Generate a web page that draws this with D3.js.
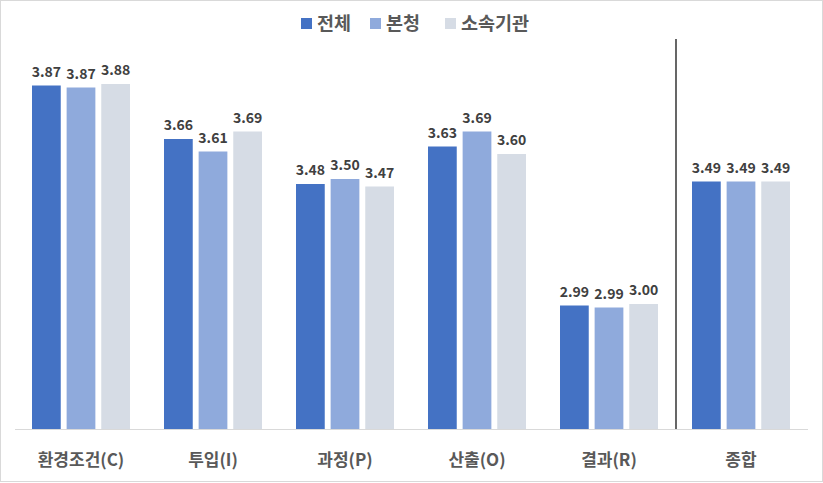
<!DOCTYPE html>
<html><head><meta charset="utf-8">
<script src="https://cdn.jsdelivr.net/npm/d3@7"></script>
<style>body{margin:0;background:#fff}svg{display:block}</style>
</head><body><svg id="c" width="823" height="483"></svg>
<script>
const categories = ["환경조건(C)", "투입(I)", "과정(P)", "산출(O)", "결과(R)", "종합"];
const seriesNames = ["전체", "본청", "소속기관"];
const total  = [3.874, 3.66, 3.48, 3.63, 2.994, 3.49];
const hq     = [3.866, 3.61, 3.50, 3.69, 2.986, 3.49];
const branch = [3.88, 3.69, 3.47, 3.60, 3.00, 3.49];
const colors = ["#4472c4", "#8faadc", "#d6dce5"];
const series = [total, hq, branch];

const svg = d3.select("#c");
const W = 823, H = 483;
const font = "'Noto Sans CJK KR', 'Noto Sans', sans-serif";
svg.append("rect").attr("x",0.5).attr("y",0.5).attr("width",W-1).attr("height",H-2)
  .attr("fill","#fff").attr("stroke","#d9d9d9");

const x0 = d3.scaleBand().domain(categories).range([15, 807]).paddingInner(0).paddingOuter(0);
const x1 = d3.scaleBand().domain(d3.range(3)).range([17, 115]).paddingInner(0.17);
const y = d3.scaleLinear().domain([2.5, 4.0]).range([429, 54]);

const g = svg.append("g");
categories.forEach((c, i) => {
  series.forEach((s, j) => {
    const xp = x0(c) + x1(j);
    g.append("rect").attr("x", xp).attr("y", y(s[i])).attr("width", x1.bandwidth())
      .attr("height", y(2.5) - y(s[i])).attr("fill", colors[j]);
    g.append("text").attr("x", xp + x1.bandwidth()/2).attr("y", y(s[i]) - 9)
      .attr("text-anchor","middle").attr("font-family", font).attr("font-weight","bold")
      .attr("font-size", 14).attr("fill","#404040").text(s[i].toFixed(2));
  });
});

// baseline axis
svg.append("line").attr("x1",15).attr("x2",808).attr("y1",429.5).attr("y2",429.5)
  .attr("stroke","#d9d9d9").attr("stroke-width",1);
const xAxis = d3.axisBottom(x0).tickSize(0).tickPadding(0);
const ax = svg.append("g").attr("transform","translate(0,429)").call(xAxis);
ax.select(".domain").remove();
ax.selectAll("text").attr("font-family", font).attr("font-weight","bold")
  .attr("font-size",17).attr("fill","#595959").attr("dy",0).attr("y",37);

// separator
const sepX = (x0("결과(R)") + x0.bandwidth() + x0("종합")) / 2 + 1;
svg.append("line").attr("x1", sepX).attr("x2", sepX).attr("y1", 39).attr("y2", 429)
  .attr("stroke","#000").attr("stroke-width",1.2);

// legend
const legendX = [301, 370, 445];
seriesNames.forEach((n, j) => {
  svg.append("rect").attr("x", legendX[j]).attr("y", 18).attr("width", 11).attr("height", 11).attr("fill", colors[j]);
  svg.append("text").attr("x", legendX[j] + 16).attr("y", 30).attr("font-family", font)
    .attr("font-weight","bold").attr("font-size",18.5).attr("fill","#595959").text(n);
});
</script></body></html>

• • • • •

■ THE TASK: All of the material above should be reproduced exactly, except the pictures.

■ RESULT FOR THIS EXERCISE:
Generate a web page that draws this with D3.js.
<!DOCTYPE html>
<html><head><meta charset="utf-8">
<script src="https://cdn.jsdelivr.net/npm/d3@7"></script>
<style>body{margin:0;background:#fff}svg{display:block}</style>
</head><body><svg id="c" width="823" height="483"></svg>
<script>
const categories = ["환경조건(C)", "투입(I)", "과정(P)", "산출(O)", "결과(R)", "종합"];
const seriesNames = ["전체", "본청", "소속기관"];
const total  = [3.874, 3.66, 3.48, 3.63, 2.994, 3.49];
const hq     = [3.866, 3.61, 3.50, 3.69, 2.986, 3.49];
const branch = [3.88, 3.69, 3.47, 3.60, 3.00, 3.49];
const colors = ["#4472c4", "#8faadc", "#d6dce5"];
const series = [total, hq, branch];

const svg = d3.select("#c");
const W = 823, H = 483;
const font = "'Noto Sans CJK KR', 'Noto Sans', sans-serif";
svg.append("rect").attr("x",0.5).attr("y",0.5).attr("width",W-1).attr("height",H-2)
  .attr("fill","#fff").attr("stroke","#d9d9d9");

const x0 = d3.scaleBand().domain(categories).range([15, 807]).paddingInner(0).paddingOuter(0);
const x1 = d3.scaleBand().domain(d3.range(3)).range([17, 115]).paddingInner(0.17);
const y = d3.scaleLinear().domain([2.5, 4.0]).range([429, 54]);

const g = svg.append("g");
categories.forEach((c, i) => {
  series.forEach((s, j) => {
    const xp = x0(c) + x1(j);
    g.append("rect").attr("x", xp).attr("y", y(s[i])).attr("width", x1.bandwidth())
      .attr("height", y(2.5) - y(s[i])).attr("fill", colors[j]);
    g.append("text").attr("x", xp + x1.bandwidth()/2).attr("y", y(s[i]) - 9)
      .attr("text-anchor","middle").attr("font-family", font).attr("font-weight","bold")
      .attr("font-size", 14).attr("fill","#404040").text(s[i].toFixed(2));
  });
});

// baseline axis
svg.append("line").attr("x1",15).attr("x2",808).attr("y1",429.5).attr("y2",429.5)
  .attr("stroke","#d9d9d9").attr("stroke-width",1);
const xAxis = d3.axisBottom(x0).tickSize(0).tickPadding(0);
const ax = svg.append("g").attr("transform","translate(0,429)").call(xAxis);
ax.select(".domain").remove();
ax.selectAll("text").attr("font-family", font).attr("font-weight","bold")
  .attr("font-size",17).attr("fill","#595959").attr("dy",0).attr("y",37);

// separator
const sepX = (x0("결과(R)") + x0.bandwidth() + x0("종합")) / 2 + 1;
svg.append("line").attr("x1", sepX).attr("x2", sepX).attr("y1", 39).attr("y2", 429)
  .attr("stroke","#000").attr("stroke-width",1.2);

// legend
const legendX = [301, 370, 445];
seriesNames.forEach((n, j) => {
  svg.append("rect").attr("x", legendX[j]).attr("y", 18).attr("width", 11).attr("height", 11).attr("fill", colors[j]);
  svg.append("text").attr("x", legendX[j] + 16).attr("y", 30).attr("font-family", font)
    .attr("font-weight","bold").attr("font-size",18.5).attr("fill","#595959").text(n);
});
</script></body></html>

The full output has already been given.